I disagree actually .. one of the easier events compared to the previous ones lol 

the decision lines come out tomorrow for bellator

thanx for the feedback m8 

can't fking wait !!


----------



## kantowrestler (Jun 6, 2009)

Holy crap!


----------



## Cookie66 (Feb 9, 2012)

Very good picks!


----------



## 2kni3 (Nov 21, 2009)

update on bets :










added another $290 on Luis and $250 on ed west

the ones I have crossed out are my UFC bets for this Saturday which I will be posting early Saturday morning


----------



## Cookie66 (Feb 9, 2012)

At first I was picking Eduardo Dantas and Marcos Galvao to win. But I'm unsure now, after seeing you pick against them and you are usually correct.


----------



## kantowrestler (Jun 6, 2009)

Well this should be a good fight card.


----------



## pipe (Jun 15, 2008)

I got the same as you have winning for what its worth. Good luck


----------



## mattandbenny (Aug 2, 2007)

I'm with most people that its the hardest bellator to pick in a long time, and think your nuts to bet on this card! 

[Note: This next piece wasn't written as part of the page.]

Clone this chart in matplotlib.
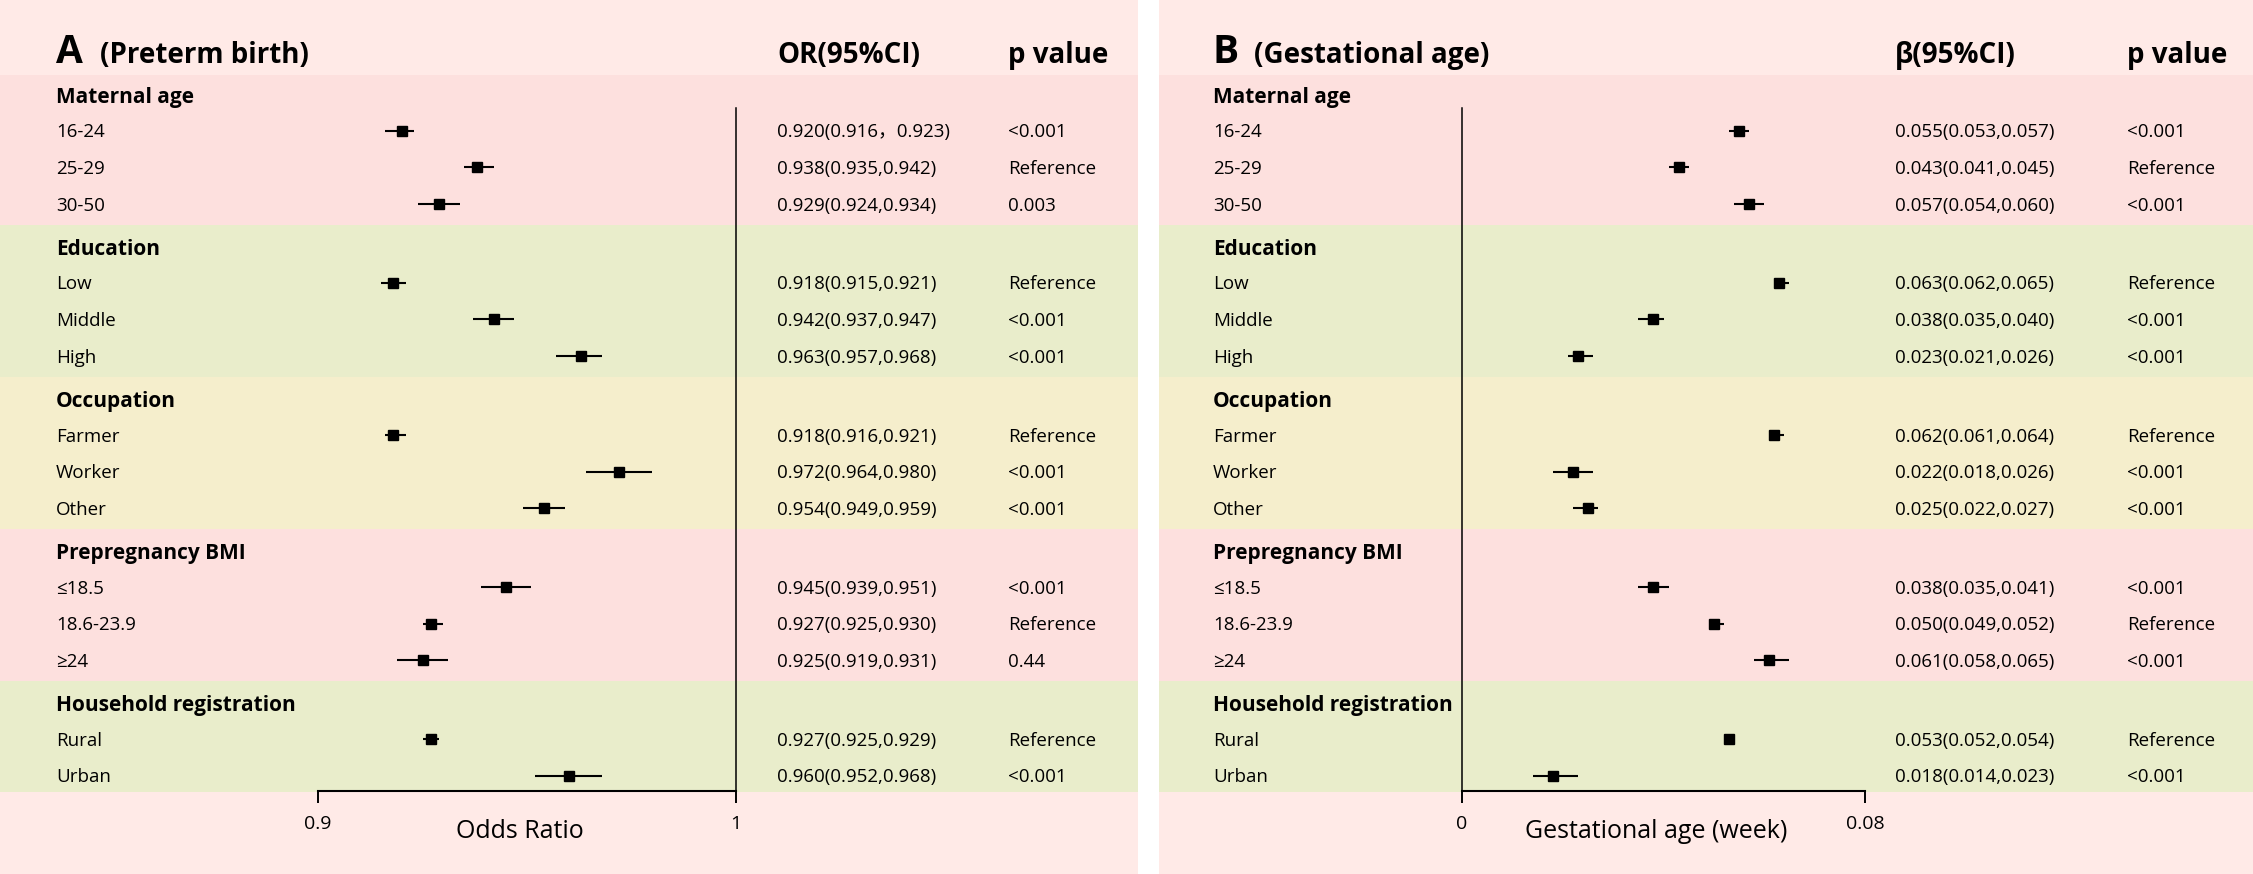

I'm totally torn on the Makovsky-Dantas fight, think it could go either way. If i was pushed then maybe 60% a Makovsky decision, 40% a Dantas finish.

I fancy West to get a close but comfortable decision over Galvao, so i'm with you on that and its the only one of the 3 i'd even consider betting on.

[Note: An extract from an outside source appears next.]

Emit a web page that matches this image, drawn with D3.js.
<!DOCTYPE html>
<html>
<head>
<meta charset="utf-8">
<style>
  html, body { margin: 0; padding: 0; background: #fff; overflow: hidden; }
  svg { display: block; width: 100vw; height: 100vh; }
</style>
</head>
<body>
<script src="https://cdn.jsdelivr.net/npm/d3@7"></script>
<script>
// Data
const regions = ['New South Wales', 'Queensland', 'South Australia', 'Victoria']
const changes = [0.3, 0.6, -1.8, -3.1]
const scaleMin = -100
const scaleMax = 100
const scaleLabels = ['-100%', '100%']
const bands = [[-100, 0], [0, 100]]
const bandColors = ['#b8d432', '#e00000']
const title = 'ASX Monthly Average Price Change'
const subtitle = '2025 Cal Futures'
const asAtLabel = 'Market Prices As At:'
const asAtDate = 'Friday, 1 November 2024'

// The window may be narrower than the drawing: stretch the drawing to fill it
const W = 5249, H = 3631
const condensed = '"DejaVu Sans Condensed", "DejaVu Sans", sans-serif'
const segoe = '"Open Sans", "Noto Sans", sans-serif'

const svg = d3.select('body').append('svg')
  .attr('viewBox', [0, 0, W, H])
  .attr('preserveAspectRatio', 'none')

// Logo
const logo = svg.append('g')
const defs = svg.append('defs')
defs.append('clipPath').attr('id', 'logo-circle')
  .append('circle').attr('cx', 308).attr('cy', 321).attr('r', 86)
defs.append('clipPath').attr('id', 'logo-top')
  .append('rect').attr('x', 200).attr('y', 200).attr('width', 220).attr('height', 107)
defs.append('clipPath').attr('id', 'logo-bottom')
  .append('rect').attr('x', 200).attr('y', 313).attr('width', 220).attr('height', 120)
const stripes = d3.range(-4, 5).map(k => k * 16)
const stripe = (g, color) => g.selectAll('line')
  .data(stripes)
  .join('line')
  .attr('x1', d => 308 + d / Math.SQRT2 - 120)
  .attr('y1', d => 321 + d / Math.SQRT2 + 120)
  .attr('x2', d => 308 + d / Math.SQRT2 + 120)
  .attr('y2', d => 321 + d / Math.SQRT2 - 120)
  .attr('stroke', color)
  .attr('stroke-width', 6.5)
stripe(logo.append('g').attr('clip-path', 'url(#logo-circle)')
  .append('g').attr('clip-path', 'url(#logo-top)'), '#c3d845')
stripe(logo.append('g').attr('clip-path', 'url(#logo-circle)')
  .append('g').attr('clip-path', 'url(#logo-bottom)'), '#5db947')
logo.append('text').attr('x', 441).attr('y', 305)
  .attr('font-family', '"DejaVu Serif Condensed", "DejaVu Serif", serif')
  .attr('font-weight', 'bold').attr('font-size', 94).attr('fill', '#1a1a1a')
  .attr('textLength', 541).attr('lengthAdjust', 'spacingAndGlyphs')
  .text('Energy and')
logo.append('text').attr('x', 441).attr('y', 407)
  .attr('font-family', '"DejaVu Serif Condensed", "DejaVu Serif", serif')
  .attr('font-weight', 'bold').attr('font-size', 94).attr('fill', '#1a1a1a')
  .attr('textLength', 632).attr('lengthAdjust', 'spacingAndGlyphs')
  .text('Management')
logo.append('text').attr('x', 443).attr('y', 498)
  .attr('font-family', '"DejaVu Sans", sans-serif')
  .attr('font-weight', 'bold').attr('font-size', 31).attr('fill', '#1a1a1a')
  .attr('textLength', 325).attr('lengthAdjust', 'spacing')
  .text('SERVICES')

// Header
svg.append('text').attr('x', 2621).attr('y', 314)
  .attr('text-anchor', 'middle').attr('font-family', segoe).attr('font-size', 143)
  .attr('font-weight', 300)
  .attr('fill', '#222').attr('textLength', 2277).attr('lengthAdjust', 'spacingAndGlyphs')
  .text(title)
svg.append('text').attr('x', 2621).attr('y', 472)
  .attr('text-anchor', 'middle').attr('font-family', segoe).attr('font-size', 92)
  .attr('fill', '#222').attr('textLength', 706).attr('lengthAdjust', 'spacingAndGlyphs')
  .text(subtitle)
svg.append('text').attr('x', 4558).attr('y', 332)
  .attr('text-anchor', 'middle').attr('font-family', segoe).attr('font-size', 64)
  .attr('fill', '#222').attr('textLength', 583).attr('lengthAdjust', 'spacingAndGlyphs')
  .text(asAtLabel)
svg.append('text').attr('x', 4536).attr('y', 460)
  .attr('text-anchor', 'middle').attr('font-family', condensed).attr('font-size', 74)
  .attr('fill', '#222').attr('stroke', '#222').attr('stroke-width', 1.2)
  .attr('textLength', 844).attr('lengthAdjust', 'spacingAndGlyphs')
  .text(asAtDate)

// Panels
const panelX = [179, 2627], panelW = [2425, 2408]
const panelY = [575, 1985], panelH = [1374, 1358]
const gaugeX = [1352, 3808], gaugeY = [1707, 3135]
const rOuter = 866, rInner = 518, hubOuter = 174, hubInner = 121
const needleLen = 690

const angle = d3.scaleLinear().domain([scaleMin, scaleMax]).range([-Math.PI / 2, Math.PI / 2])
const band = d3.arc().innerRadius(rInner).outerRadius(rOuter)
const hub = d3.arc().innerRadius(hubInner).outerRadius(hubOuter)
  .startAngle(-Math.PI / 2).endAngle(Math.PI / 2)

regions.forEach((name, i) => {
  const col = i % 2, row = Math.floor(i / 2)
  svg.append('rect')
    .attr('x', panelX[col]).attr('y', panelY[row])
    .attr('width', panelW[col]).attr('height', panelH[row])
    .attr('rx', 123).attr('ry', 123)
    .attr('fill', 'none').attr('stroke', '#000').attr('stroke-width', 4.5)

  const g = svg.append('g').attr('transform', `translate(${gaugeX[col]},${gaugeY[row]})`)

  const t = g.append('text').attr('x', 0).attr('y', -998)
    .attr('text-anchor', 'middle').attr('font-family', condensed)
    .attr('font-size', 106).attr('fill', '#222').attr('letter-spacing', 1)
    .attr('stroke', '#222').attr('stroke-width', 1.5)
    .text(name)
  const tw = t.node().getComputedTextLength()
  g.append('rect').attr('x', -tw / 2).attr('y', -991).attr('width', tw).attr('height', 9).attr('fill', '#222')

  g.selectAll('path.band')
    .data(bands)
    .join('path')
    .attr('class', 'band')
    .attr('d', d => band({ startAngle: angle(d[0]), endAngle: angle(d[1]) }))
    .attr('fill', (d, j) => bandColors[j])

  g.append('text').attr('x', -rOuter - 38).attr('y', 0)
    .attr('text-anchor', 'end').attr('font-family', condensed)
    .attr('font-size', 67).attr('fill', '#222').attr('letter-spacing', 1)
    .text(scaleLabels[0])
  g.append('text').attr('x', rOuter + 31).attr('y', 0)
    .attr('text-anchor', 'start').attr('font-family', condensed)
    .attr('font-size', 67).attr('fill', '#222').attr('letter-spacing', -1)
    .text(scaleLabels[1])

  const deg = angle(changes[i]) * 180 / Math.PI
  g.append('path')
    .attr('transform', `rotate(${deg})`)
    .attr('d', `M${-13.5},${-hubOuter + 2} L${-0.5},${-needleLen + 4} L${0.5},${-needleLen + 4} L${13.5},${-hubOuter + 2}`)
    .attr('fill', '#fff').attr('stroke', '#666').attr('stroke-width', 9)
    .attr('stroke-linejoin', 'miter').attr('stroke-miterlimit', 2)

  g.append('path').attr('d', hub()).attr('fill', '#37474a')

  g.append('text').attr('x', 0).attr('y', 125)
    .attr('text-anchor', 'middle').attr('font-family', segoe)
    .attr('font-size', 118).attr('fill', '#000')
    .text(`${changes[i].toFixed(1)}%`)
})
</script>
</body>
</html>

But I think Vila should beat Nogueira. There's no way i'd bet against someone with those wrestling credentials and that power in his stand-up. 

So to sum up i think your crazy for betting on this card :thumb02: but good luck i hope you win!!


----------



## kantowrestler (Jun 6, 2009)

This is an interesting website.


----------



## 2kni3 (Nov 21, 2009)

had made additional last minute bets










$1074 in profits so far


----------



## 2kni3 (Nov 21, 2009)

zach lost .. and i had made more bets on him on above 3.5 rounds ..

overall I profited $4 this event lol just $4

got greedy lol


----------



## kantowrestler (Jun 6, 2009)

Well things could be worse.


----------



## Icemanforever (Oct 5, 2010)

For you to go 1/3 on ya picks and still make money is overall positive.


----------



## kantowrestler (Jun 6, 2009)

I'd say so.


----------



## 2kni3 (Nov 21, 2009)

I could of still profited $1074 had I bought back my bet on Zack .. but I got greedy lol

profited $2400 + on UFC on fuel tv 2 though 


If you guys still want I'll post my bets for this weeks bellator .. will probably bet around $1200 or aso

disappointed in Ed west though .. I thought he would use his good foot work and not let him close the distance and just his punches and kicks to score points .. but he got wreckless and threw wild kicks .. besides that though I was happy to see Dantas get the win but Marcos Galvao .. that was the best I think I've seen him look in Bellator lol

can't wait till this friday


----------



## kantowrestler (Jun 6, 2009)

I wonder what you'll make this week.


----------